The 21-bedroom, 49-bath hilltop estate — dubbed “The One” — had a list price of $295 million. Developer Nile Niami said in 2015 that he would ask $500 million for the Bel Air property, which also has five swimming pools and a 30-car garage.

The highest offer was $126 million, according to a spokesperson for Concierge Auctions, which ran the sale. A 12% commission for the auction house boosted the total price to $141 million — more than double the previous record for a U.S. home auction, the company said in a statement.

Other auctions of luxury properties have fallen short of asking prices. The Villa Firenze in Beverly Hills, California, fetched $51 million last year after Concierge Auctions conducted a sale with a $160 million asking price.

The identity of the top bidder, who was required to sign a non-disclosure agreement, wasn’t immediately available. The sale requires approval by a bankruptcy court judge, with a closing scheduled by March 21, according to a court filing.

“I think the court should approve the amount,” Don Hankey, who court records show is owed $124 million for loans and advances to the project, said in an email. Hankey said he wasn’t the high bidder, but declined to say whether he entered the auction.

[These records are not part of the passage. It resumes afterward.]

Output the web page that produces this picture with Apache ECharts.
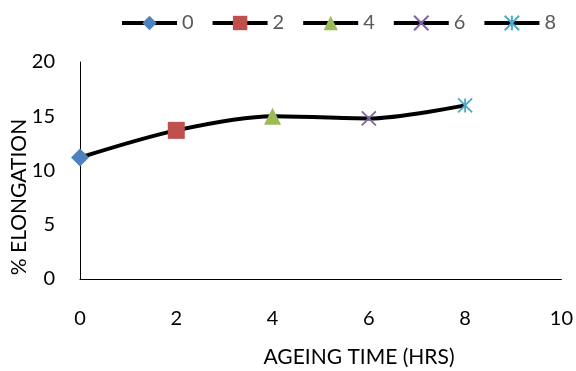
<!DOCTYPE html>
<html>
<head>
<meta charset="utf-8">
<script src="https://cdn.jsdelivr.net/npm/echarts@6/dist/echarts.min.js"></script>
<style>html,body{margin:0;padding:0;background:#fff}#c{width:576px;height:371px}</style>
</head>
<body>
<div id="c"></div>
<script>
const xValues = [0, 2, 4, 6, 8];
const elongation = [11.2, 13.7, 15.0, 14.8, 16.0];
const seriesNames = ['0', '2', '4', '6', '8'];
const markerColors = ['#4F81BD', '#C0504D', '#9BBB59', '#8064A2', '#4BACC6'];
const xTicks = [0, 2, 4, 6, 8, 10];
const yTicks = [0, 5, 10, 15, 20];
const xTitle = 'AGEING TIME (HRS)';
const yTitle = '% ELONGATION';

const FONT = 'Lato';
const symbols = [
  {symbol: 'diamond', size: 18, stroke: false},
  {symbol: 'rect', size: 17, stroke: false},
  {symbol: 'triangle', size: 17, stroke: false},
  {symbol: 'path://M0,0L10,10M0,10L10,0', size: 14, stroke: true},
  {symbol: 'path://M0,0L10,10M0,10L10,0M5,0L5,10', size: 14, stroke: true}
];

const chart = echarts.init(document.getElementById('c'), null, {renderer: 'canvas'});

const pointSeries = seriesNames.map((name, i) => {
  const s = symbols[i];
  return {
    name: name,
    type: 'line',
    data: [[xValues[i], elongation[i]]],
    symbol: s.symbol,
    symbolSize: s.size,
    showAllSymbol: true,
    z: 5,
    lineStyle: {color: '#000', width: 4},
    itemStyle: s.stroke
      ? {color: 'rgba(0,0,0,0)', borderColor: markerColors[i], borderWidth: 1.8}
      : {color: markerColors[i], borderWidth: 0},
    emphasis: {disabled: true}
  };
});

chart.setOption({
  animation: false,
  backgroundColor: '#fff',
  grid: {left: 80, right: 14, top: 62, bottom: 92, containLabel: false},
  legend: {
    data: seriesNames,
    left: 120,
    top: 13,
    width: 456,
    padding: 0,
    itemWidth: 55,
    itemHeight: 18,
    itemGap: 17,
    lineStyle: {width: 4, color: '#000'},
    textStyle: {fontFamily: FONT, fontSize: 20, color: '#595959', padding: [0, 0, 0, 0]}
  },
  xAxis: {
    type: 'value',
    min: 0, max: 10, interval: 2,
    axisLine: {show: true, lineStyle: {color: '#000', width: 1}},
    axisTick: {show: false},
    splitLine: {show: false},
    axisLabel: {fontFamily: FONT, fontSize: 20, color: '#000', margin: 30,
      formatter: v => xTicks.includes(v) ? String(v) : ''}
  },
  yAxis: {
    type: 'value',
    min: 0, max: 20, interval: 5,
    axisLine: {show: true, lineStyle: {color: '#000', width: 1}},
    axisTick: {show: false},
    splitLine: {show: false},
    axisLabel: {fontFamily: FONT, fontSize: 20, color: '#000', margin: 25,
      formatter: v => yTicks.includes(v) ? String(v) : ''}
  },
  graphic: [
    {type: 'text', x: 359, y: 357, silent: true,
      style: {text: xTitle, fontFamily: FONT, fontSize: 21, fill: '#000', align: 'center', verticalAlign: 'middle'}},
    {type: 'text', x: 19, y: 197, rotation: Math.PI / 2, silent: true,
      style: {text: yTitle, fontFamily: FONT, fontSize: 21, fill: '#000', align: 'center', verticalAlign: 'middle'}}
  ],
  series: [
    {
      name: 'curve',
      type: 'line',
      data: xValues.map((x, i) => [x, elongation[i]]),
      smooth: 0.3,
      symbol: 'none',
      z: 3,
      lineStyle: {color: '#000', width: 4},
      emphasis: {disabled: true}
    }
  ].concat(pointSeries)
});
</script>
</body>
</html>
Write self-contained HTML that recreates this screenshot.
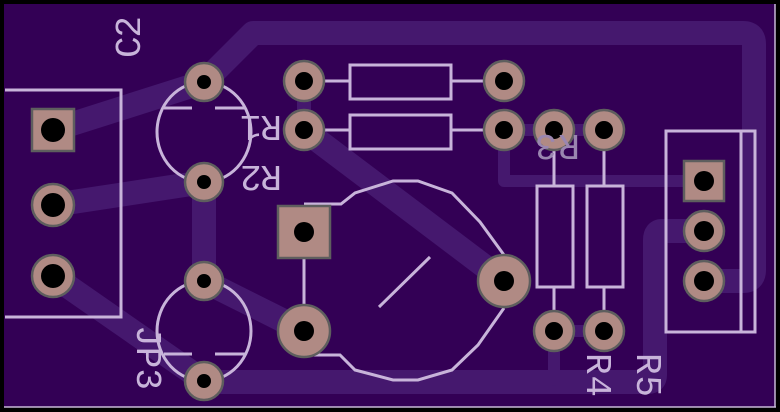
<!DOCTYPE html>
<html><head><style>html,body{margin:0;padding:0;background:#000}svg{display:block}</style></head>
<body>
<svg width="780" height="412" viewBox="0 0 780 412" xmlns="http://www.w3.org/2000/svg">
<rect x="0" y="0" width="780" height="412" fill="#000"/>
<rect x="4" y="4" width="771" height="403" fill="#330055"/>
<line x1="4" y1="407" x2="776" y2="407" stroke="#c8b8d8" stroke-width="1.5"/>
<line x1="775" y1="4" x2="775" y2="407" stroke="#c8b8d8" stroke-width="1.5"/>
<g stroke="#45186e" fill="none" stroke-linejoin="round" stroke-linecap="round">
 <path d="M204,82 L253,33 L743,33 Q754,33 754,44 L754,270 Q754,281 743,281 L704,281" stroke-width="24"/>
 <path d="M704,231 L662,231 Q655,231 655,240 L655,375 Q655,382 648,382 L204,382" stroke-width="24"/>
 <path d="M53,130 L204,82" stroke-width="24"/>
 <path d="M53,205 L204,182" stroke-width="24"/>
 <path d="M204,182 L204,281" stroke-width="24"/>
 <path d="M53,276 L204,381" stroke-width="24"/>
 <path d="M204,281 L304,331" stroke-width="24"/>
 <path d="M304,130 L504,281" stroke-width="24"/>
 <path d="M304,81 L304,130" stroke-width="14"/>
 <path d="M504,130 L504,181 L704,181" stroke-width="12"/>
 <path d="M504,130 L604,130" stroke-width="12"/>
 <path d="M554,331 L604,331" stroke-width="12"/>
 <path d="M554,331 L554,380" stroke-width="12"/>
</g>
<g stroke="#c8b4da" stroke-width="3" fill="none">
 <path d="M5,90 L121,90 L121,317 L5,317"/>
 <ellipse cx="204" cy="132" rx="47" ry="50"/>
 <line x1="164" y1="108" x2="192" y2="108"/><line x1="215" y1="108" x2="246" y2="108"/>
 <ellipse cx="204" cy="331" rx="47" ry="50"/>
 <line x1="164" y1="354" x2="192" y2="354"/><line x1="215" y1="354" x2="246" y2="354"/>
 <rect x="350" y="65" width="101" height="34"/><line x1="324" y1="81" x2="350" y2="81"/><line x1="451" y1="81" x2="484" y2="81"/>
 <rect x="350" y="115" width="101" height="34"/><line x1="324" y1="130" x2="350" y2="130"/><line x1="451" y1="130" x2="484" y2="130"/>
 <rect x="537" y="186" width="36" height="101"/><line x1="554" y1="150" x2="554" y2="186"/><line x1="554" y1="287" x2="554" y2="311"/>
 <rect x="587" y="186" width="36" height="101"/><line x1="604" y1="150" x2="604" y2="186"/><line x1="604" y1="287" x2="604" y2="311"/>
 <rect x="666" y="131" width="89" height="201"/><line x1="741" y1="131" x2="741" y2="332"/>
 <path d="M304,204 L341,204 L355,193 L393,181 L418,181 L452,193 L480,222 L504,255"/>
 <path d="M504,308 L478,345 L452,370 L418,380 L393,380 L355,370 L340,355 L304,355"/>
 <line x1="379" y1="307" x2="430" y2="257"/>
 <line x1="304" y1="258" x2="304" y2="305"/>
</g>
<g fill="#b08a84" stroke="#5e5e5e" stroke-width="2.5">
 <rect x="32" y="109" width="42" height="42"/>
 <circle cx="53" cy="205" r="21"/><circle cx="53" cy="276" r="21"/>
 <circle cx="204" cy="82" r="19"/><circle cx="204" cy="182" r="19"/>
 <circle cx="204" cy="281" r="19"/><circle cx="204" cy="381" r="19"/>
 <circle cx="304" cy="81" r="20"/><circle cx="504" cy="81" r="20"/>
 <circle cx="304" cy="130" r="20"/><circle cx="504" cy="130" r="20"/>
 <circle cx="554" cy="130" r="20"/><circle cx="604" cy="130" r="20"/>
 <circle cx="554" cy="331" r="20"/><circle cx="604" cy="331" r="20"/>
 <rect x="278" y="206" width="52" height="52"/>
 <circle cx="304" cy="331" r="26"/><circle cx="504" cy="281" r="26"/>
 <rect x="684" y="161" width="40" height="40"/>
 <circle cx="704" cy="231" r="20"/><circle cx="704" cy="281" r="20"/>
</g>
<g fill="#000">
 <circle cx="53" cy="130" r="12"/><circle cx="53" cy="205" r="12"/><circle cx="53" cy="276" r="12"/>
 <circle cx="204" cy="82" r="7"/><circle cx="204" cy="182" r="7"/><circle cx="204" cy="281" r="7"/><circle cx="204" cy="381" r="7"/>
 <circle cx="304" cy="81" r="9"/><circle cx="504" cy="81" r="9"/><circle cx="304" cy="130" r="9"/><circle cx="504" cy="130" r="9"/>
 <circle cx="554" cy="130" r="9"/><circle cx="604" cy="130" r="9"/><circle cx="554" cy="331" r="9"/><circle cx="604" cy="331" r="9"/>
 <circle cx="304" cy="232" r="10"/><circle cx="304" cy="331" r="10"/><circle cx="504" cy="281" r="10"/>
 <circle cx="704" cy="181" r="10"/><circle cx="704" cy="231" r="10"/><circle cx="704" cy="281" r="10"/>
</g>
<g fill="#c8b4da" font-family="'Liberation Mono', monospace" font-size="36">
 <text transform="translate(140,58) rotate(-90)" x="0" y="0" textLength="42">C2</text>
 <text transform="translate(282,116) rotate(180)" x="0" y="0" textLength="42">R1</text>
 <text transform="translate(282,166) rotate(180)" x="0" y="0" textLength="42">R2</text>
 <text transform="translate(580,135) rotate(180)" x="0" y="0" textLength="45" fill="#9a86b0">R3</text>
 <text transform="translate(137,325) rotate(90)" x="0" y="0" textLength="65">JP3</text>
 <text transform="translate(587,353) rotate(90)" x="0" y="0" textLength="44">R4</text>
 <text transform="translate(637,353) rotate(90)" x="0" y="0" textLength="44">R5</text>
</g>
</svg>
</body></html>
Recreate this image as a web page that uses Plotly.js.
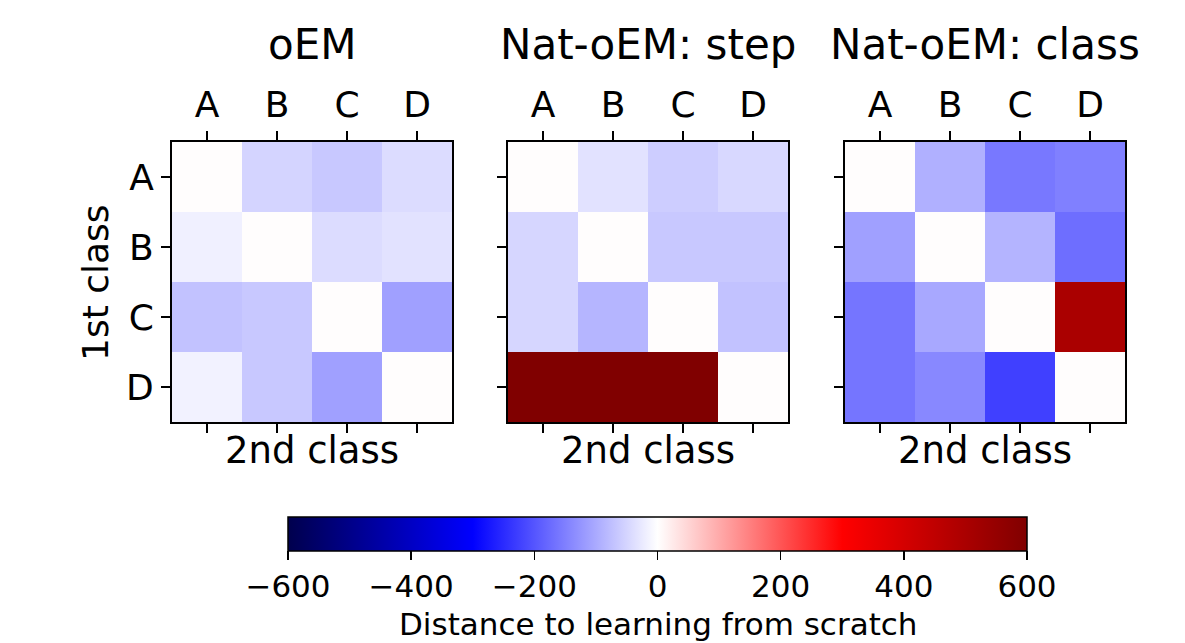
<!DOCTYPE html>
<html>
<head>
<meta charset="utf-8">
<script src="https://cdn.plot.ly/plotly-3.0.1.min.js"></script>
<style>html,body{margin:0;padding:0;background:#fff;}#chart{width:1185px;height:643px;}</style>
</head>
<body>
<div id="chart"></div>
<script>
const classes = ['A', 'B', 'C', 'D'];
const panelTitles = ['oEM', 'Nat-oEM: step', 'Nat-oEM: class'];
// rows = 1st class (A..D), columns = 2nd class (A..D)
const oEM = [
  [2, -51, -65, -41],
  [-18, 2, -41, -34],
  [-72, -65, 2, -112],
  [-15, -65, -112, 2]
];
const natStep = [
  [2, -34, -59, -46],
  [-48, 2, -65, -65],
  [-48, -87, 2, -72],
  [600, 600, 600, 2]
];
const natClass = [
  [2, -93, -159, -149],
  [-112, 2, -88, -171],
  [-162, -102, 2, 500],
  [-162, -140, -225, 2]
];
const zRange = [-600, 600];
const cbTicks = [-600, -400, -200, 0, 200, 400, 600];
const cbTitle = 'Distance to learning from scratch';
const xTitle = '2nd class';
const yTitle = '1st class';

const seismic = [
  [0, 'rgb(0,0,77)'],
  [0.25, 'rgb(0,0,255)'],
  [0.5, 'rgb(255,255,255)'],
  [0.75, 'rgb(255,0,0)'],
  [1, 'rgb(128,0,0)']
];

const W = 1185, H = 643;
const FONT = 'DejaVu Sans, sans-serif';
const xDomains = [[172 / W, 452 / W], [508 / W, 788 / W], [845 / W, 1125 / W]];
const yDomain = [1 - 422 / H, 1 - 142 / H];
const datasets = [oEM, natStep, natClass];

const traces = datasets.map((z, i) => ({
  type: 'heatmap',
  z: z,
  x: classes,
  y: classes,
  xaxis: i === 0 ? 'x' : 'x' + (i + 1),
  yaxis: i === 0 ? 'y' : 'y' + (i + 1),
  colorscale: seismic,
  zmin: zRange[0],
  zmax: zRange[1],
  showscale: i === 0,
  hoverinfo: 'x+y+z',
  colorbar: i === 0 ? {
    orientation: 'h',
    x: ((288 + 1027) / 2) / W,
    xanchor: 'center',
    y: 1 - 517 / H,
    yanchor: 'top',
    len: (1027 - 288) / W,
    lenmode: 'fraction',
    thickness: 34,
    thicknessmode: 'pixels',
    outlinewidth: 1.5,
    outlinecolor: '#000',
    tickmode: 'array',
    tickvals: cbTicks,
    ticks: 'outside',
    ticklen: 9,
    tickwidth: 1.5,
    tickcolor: '#000',
    tickfont: {family: FONT, size: 31, color: '#000'},
    xpad: 0,
    ypad: 0
  } : undefined
}));

const layout = {
  width: W,
  height: H,
  margin: {l: 0, r: 0, t: 0, b: 0},
  paper_bgcolor: '#fff',
  plot_bgcolor: '#fff',
  font: {family: FONT, size: 36, color: '#000'},
  showlegend: false,
  annotations: []
};

for (let i = 0; i < 3; i++) {
  const sx = i === 0 ? '' : String(i + 1);
  layout['xaxis' + sx] = {
    domain: xDomains[i],
    anchor: 'y' + sx,
    type: 'category',
    categoryarray: classes,
    side: 'top',
    showline: true,
    linecolor: '#000',
    linewidth: 2,
    mirror: 'ticks',
    ticks: 'outside',
    ticklen: 9,
    tickwidth: 1.5,
    tickcolor: '#000',
    showgrid: false,
    zeroline: false,
    tickfont: {family: FONT, size: 36, color: '#000'},
    fixedrange: true
  };
  layout['yaxis' + sx] = {
    domain: yDomain,
    anchor: 'x' + sx,
    type: 'category',
    categoryarray: classes,
    autorange: 'reversed',
    showline: true,
    linecolor: '#000',
    linewidth: 2,
    mirror: true,
    ticks: 'outside',
    ticklen: 9,
    tickwidth: 1.5,
    tickcolor: '#000',
    showgrid: false,
    zeroline: false,
    showticklabels: i === 0,
    tickfont: {family: FONT, size: 36, color: '#000'},
    fixedrange: true
  };
  const cx = (xDomains[i][0] + xDomains[i][1]) / 2;
  layout.annotations.push({
    text: panelTitles[i], xref: 'paper', yref: 'paper',
    x: cx, y: 1 - 45 / H, xanchor: 'center', yanchor: 'middle',
    showarrow: false, font: {family: FONT, size: 42, color: '#000'}
  });
  layout.annotations.push({
    text: xTitle, xref: 'paper', yref: 'paper',
    x: cx, y: 1 - 450 / H, xanchor: 'center', yanchor: 'middle',
    showarrow: false, font: {family: FONT, size: 37, color: '#000'}
  });
}
layout.annotations.push({
  text: yTitle, xref: 'paper', yref: 'paper',
  x: 95 / W, y: 1 - 283 / H, xanchor: 'center', yanchor: 'middle',
  textangle: -90, showarrow: false, font: {family: FONT, size: 36, color: '#000'}
});
layout.annotations.push({
  text: cbTitle, xref: 'paper', yref: 'paper',
  x: ((288 + 1027) / 2) / W, y: 1 - 624 / H, xanchor: 'center', yanchor: 'middle',
  showarrow: false, font: {family: FONT, size: 31, color: '#000'}
});

Plotly.newPlot('chart', traces, layout, {staticPlot: true, displayModeBar: false});
</script>
</body>
</html>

Niami, a former film producer, spent almost a decade developing The One before lenders moved to foreclose on the project. That led his firm, Crestlloyd LLC, to file for bankruptcy last year, setting up the auction.

The project has $196.4 million in secured debt and $59.3 million in unsecured debt, according to a March 2 filing by David Golubchik, the bankruptcy attorney representing Crestlloyd.

More than 40 potential buyers toured the property, including representatives of Middle Eastern royalty, Asian high-net-worth families and U.S. tech titans. Bidders were required to deposit $250,000, show ability to pay and agree to accept the home, which still doesn’t have a certificate of occupancy, as is.

“There’s still a lot of work to do and now it’s in the hands of the bankruptcy courts to move the sale forward,” said Aaron Kirman, a real estate agent who shared the listing with Branden and Rayni Williams.